Lack of connectivity to DNS can cause problems while performing upgrades or updates
Such connectivity problems might result in the log entries like this:
WARNING - Compute Engine Metadata server unavailable attempt 1 of 5. Reason: [Errno -3] Temporary failure in name resolution Error
It usually means that there is no route to DNS so make sure that metadata.google.internal DNS name can be resolved to IP address from within Cluster, Pods and Services networks. Check if you have Private Google Access turned on within VPC (in host or service project) where your environment is created.
More information:
Triggerer CPU exceeds the 1 vCPU limit
Cloud Composer 2 in versions 2.4.4 and higher introduces a different triggerer resource allocation strategy to improve performance scaling. If you encounter an error related to triggerer CPU when performing an environment update, it means that your current triggerers are configured to use more than 1 vCPU per triggerer.
Solution:
- Adjust triggerer resource allocation to meet the 1 vCPU limit.

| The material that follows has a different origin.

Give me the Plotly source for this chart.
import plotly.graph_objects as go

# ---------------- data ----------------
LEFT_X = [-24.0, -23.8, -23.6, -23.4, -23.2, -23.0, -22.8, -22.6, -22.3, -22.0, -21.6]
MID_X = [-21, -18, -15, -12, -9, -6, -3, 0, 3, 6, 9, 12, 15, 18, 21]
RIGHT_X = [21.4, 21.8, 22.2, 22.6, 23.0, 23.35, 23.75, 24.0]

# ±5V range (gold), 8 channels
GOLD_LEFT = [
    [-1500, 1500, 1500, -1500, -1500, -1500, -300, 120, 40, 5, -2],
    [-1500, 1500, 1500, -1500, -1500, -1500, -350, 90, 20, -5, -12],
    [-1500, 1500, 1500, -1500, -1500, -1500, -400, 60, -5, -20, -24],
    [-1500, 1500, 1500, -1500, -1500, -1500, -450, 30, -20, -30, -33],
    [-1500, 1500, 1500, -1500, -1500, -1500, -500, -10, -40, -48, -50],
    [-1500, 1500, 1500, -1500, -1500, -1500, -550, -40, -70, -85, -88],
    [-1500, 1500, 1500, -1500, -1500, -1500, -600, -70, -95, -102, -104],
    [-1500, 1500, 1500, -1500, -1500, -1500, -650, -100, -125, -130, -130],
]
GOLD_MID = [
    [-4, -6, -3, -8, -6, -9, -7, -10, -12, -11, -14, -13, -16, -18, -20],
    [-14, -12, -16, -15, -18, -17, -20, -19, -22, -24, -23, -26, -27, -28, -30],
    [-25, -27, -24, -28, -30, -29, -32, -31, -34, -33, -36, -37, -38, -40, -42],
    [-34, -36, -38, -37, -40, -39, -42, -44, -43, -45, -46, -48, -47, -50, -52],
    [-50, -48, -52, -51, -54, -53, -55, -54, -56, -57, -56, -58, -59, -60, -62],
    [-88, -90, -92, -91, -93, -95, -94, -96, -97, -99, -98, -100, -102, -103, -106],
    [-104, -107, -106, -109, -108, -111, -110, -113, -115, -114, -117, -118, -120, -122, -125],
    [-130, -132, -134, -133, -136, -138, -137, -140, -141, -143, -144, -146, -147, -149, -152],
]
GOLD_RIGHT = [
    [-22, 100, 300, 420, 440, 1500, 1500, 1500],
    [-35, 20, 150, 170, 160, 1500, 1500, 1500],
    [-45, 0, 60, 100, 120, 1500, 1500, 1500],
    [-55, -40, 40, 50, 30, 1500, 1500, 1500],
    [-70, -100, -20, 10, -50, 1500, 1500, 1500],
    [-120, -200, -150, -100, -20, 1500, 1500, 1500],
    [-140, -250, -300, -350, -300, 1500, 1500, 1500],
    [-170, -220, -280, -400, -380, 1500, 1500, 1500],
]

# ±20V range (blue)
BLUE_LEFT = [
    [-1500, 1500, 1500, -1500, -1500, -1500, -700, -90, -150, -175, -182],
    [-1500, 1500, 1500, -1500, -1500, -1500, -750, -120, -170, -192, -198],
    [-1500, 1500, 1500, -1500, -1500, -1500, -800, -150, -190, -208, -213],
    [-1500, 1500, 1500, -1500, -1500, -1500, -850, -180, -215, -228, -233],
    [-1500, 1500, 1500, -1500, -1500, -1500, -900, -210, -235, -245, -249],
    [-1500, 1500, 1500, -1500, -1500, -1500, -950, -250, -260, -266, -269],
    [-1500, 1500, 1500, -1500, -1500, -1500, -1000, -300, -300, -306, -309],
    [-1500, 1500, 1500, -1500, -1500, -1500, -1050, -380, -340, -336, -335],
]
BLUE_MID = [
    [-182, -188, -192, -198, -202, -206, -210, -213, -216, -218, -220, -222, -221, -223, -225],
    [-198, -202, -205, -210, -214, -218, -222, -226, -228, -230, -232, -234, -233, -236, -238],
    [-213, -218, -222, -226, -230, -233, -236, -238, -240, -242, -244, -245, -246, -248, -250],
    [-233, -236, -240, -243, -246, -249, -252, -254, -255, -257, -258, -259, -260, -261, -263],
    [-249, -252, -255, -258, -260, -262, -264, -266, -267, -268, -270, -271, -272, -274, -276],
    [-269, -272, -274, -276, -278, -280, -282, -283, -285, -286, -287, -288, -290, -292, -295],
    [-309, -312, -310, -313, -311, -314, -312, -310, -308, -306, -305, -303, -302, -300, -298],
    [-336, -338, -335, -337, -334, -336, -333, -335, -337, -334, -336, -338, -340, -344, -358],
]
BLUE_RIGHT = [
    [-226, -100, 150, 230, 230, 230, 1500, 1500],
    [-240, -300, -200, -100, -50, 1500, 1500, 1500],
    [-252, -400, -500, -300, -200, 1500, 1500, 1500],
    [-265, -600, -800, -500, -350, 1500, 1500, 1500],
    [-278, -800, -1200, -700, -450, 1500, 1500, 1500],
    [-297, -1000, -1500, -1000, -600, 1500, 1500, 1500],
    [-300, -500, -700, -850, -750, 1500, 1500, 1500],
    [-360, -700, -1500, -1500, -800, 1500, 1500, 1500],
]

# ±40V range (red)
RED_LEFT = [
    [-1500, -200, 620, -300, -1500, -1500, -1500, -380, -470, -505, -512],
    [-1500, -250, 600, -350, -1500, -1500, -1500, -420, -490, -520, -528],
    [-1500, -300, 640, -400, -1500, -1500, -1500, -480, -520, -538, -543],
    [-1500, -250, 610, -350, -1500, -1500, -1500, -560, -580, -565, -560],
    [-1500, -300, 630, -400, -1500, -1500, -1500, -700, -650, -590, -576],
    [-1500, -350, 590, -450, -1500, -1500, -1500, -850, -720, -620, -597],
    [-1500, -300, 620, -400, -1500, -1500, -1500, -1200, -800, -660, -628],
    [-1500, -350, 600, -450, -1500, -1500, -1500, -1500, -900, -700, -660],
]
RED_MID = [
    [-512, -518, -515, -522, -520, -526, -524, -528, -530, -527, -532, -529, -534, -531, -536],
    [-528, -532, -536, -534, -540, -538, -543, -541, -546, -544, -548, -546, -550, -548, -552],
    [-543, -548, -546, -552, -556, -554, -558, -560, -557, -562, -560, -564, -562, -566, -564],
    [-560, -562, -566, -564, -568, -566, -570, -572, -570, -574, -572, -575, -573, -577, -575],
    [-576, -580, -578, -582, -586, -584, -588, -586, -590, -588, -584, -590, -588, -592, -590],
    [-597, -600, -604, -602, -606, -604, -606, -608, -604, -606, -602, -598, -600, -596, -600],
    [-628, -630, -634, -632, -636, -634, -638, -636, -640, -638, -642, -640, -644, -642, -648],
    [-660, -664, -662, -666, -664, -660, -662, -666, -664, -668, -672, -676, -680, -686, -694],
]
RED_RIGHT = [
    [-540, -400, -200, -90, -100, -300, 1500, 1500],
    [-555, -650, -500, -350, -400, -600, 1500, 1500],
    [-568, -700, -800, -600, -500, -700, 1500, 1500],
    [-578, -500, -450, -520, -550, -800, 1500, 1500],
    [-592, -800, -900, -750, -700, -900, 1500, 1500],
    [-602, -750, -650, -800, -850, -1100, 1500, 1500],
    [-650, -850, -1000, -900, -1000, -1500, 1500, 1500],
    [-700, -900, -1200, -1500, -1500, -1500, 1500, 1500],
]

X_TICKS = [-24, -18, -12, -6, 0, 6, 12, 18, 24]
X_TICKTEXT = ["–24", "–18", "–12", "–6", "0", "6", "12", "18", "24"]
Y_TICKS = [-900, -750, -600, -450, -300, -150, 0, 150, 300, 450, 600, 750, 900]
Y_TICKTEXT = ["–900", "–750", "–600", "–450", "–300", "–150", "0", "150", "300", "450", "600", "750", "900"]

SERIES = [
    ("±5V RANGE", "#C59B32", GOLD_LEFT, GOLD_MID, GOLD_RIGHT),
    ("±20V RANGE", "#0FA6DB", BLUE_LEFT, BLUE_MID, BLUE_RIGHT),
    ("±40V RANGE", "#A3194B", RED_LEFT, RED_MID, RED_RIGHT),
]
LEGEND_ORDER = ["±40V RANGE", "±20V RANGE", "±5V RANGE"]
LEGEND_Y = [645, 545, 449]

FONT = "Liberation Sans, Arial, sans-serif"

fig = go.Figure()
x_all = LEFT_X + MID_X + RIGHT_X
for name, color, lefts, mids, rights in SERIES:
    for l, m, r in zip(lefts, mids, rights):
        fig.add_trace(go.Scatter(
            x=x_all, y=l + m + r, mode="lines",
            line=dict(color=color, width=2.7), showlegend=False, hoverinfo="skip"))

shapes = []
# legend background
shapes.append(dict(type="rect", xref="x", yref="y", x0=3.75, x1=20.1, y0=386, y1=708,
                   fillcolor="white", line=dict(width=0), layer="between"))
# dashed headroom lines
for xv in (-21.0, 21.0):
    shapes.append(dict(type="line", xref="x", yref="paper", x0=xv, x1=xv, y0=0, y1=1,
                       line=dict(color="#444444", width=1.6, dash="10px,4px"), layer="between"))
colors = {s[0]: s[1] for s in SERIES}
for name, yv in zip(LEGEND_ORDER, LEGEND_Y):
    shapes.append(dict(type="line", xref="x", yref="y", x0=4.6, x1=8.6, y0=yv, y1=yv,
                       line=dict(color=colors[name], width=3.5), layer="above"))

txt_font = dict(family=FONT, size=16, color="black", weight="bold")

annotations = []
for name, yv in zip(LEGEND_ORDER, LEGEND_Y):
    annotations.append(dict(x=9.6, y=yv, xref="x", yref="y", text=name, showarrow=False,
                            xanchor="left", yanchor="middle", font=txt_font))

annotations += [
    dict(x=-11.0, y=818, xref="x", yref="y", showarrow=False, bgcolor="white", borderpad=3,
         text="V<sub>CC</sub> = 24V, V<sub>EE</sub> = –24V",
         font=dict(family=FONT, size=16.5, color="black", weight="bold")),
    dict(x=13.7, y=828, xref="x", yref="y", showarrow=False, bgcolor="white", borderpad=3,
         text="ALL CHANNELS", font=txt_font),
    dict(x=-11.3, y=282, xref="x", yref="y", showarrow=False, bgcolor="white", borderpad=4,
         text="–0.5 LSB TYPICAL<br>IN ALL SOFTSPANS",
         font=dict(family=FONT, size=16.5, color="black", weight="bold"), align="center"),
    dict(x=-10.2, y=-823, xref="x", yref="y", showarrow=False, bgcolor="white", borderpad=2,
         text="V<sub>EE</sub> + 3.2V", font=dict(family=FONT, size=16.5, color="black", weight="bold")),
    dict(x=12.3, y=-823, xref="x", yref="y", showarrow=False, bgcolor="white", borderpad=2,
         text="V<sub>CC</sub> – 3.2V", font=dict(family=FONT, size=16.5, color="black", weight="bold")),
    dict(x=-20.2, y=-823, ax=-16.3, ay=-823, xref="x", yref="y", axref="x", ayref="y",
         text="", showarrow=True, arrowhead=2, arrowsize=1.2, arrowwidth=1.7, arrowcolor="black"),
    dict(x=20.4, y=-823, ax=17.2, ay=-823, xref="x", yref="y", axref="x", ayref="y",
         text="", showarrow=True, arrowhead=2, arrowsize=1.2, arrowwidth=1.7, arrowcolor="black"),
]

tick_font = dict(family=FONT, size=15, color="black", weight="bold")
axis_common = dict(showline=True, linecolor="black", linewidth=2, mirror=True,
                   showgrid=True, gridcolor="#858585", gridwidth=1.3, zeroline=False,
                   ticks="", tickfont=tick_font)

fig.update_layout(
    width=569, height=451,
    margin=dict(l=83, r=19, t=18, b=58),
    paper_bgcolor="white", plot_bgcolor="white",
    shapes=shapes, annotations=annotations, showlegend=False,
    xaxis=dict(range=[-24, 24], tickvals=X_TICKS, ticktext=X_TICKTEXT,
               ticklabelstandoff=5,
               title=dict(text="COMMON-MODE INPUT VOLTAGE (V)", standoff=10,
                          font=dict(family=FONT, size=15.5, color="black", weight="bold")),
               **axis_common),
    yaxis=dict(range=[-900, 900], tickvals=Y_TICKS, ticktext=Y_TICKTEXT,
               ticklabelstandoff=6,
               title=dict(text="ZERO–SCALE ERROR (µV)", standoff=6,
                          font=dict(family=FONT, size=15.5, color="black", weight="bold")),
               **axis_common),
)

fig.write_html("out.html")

- If you anticipate issues with DAGs that use deferrable operators, we recommend that you also increase the number of triggerers.
Inspect failed migration warnings
When upgrading Airflow to a later version, sometimes new constraints are applied to the Airflow database. If these constraints cannot be applied, Airflow creates new tables to store the rows for which the constraints couldn't be applied. Airflow UI displays a warning message until the moved data tables are renamed or dropped.
Solution:
You can use the following two DAGs to inspect the moved data and rename the tables.

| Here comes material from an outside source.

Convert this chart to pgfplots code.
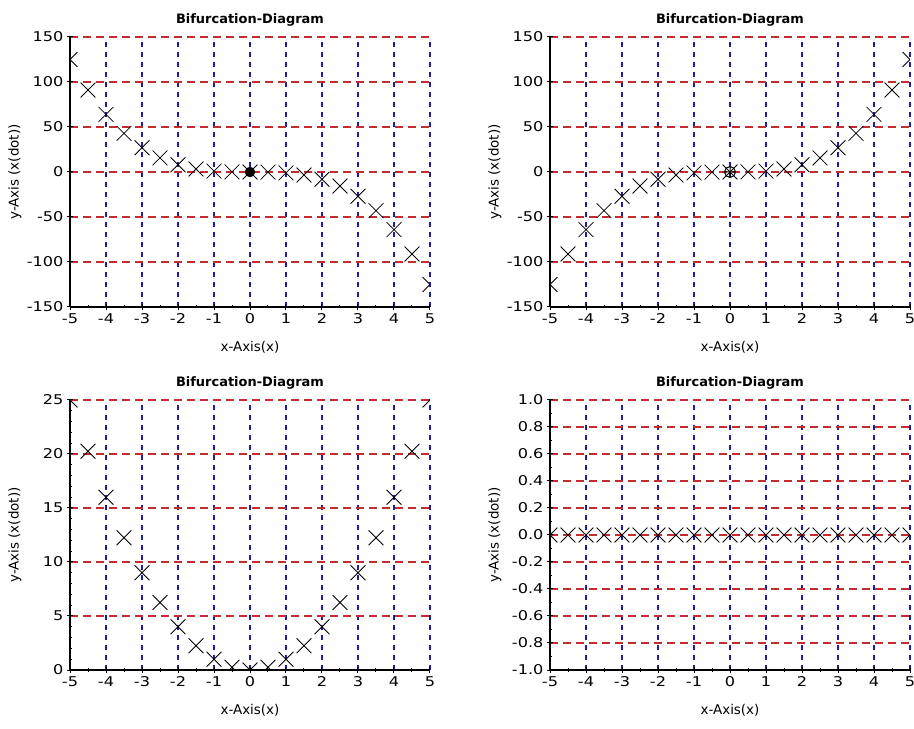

The list_moved_tables_after_upgrade_dag
DAG lists rows that were moved from
every table where constraints could not be applied. Inspect the data and decide
whether you want to keep it. To keep it, you need to manually fix the data in
the Airflow database. For example, by adding the rows back with the correct data.
If you don't need the data or if you already fixed it, then you can run the
rename_moved_tables_after_upgrade_dag
DAG. This DAG renames the moved tables.
The tables and their data are not deleted, so you can review the data at a
later point.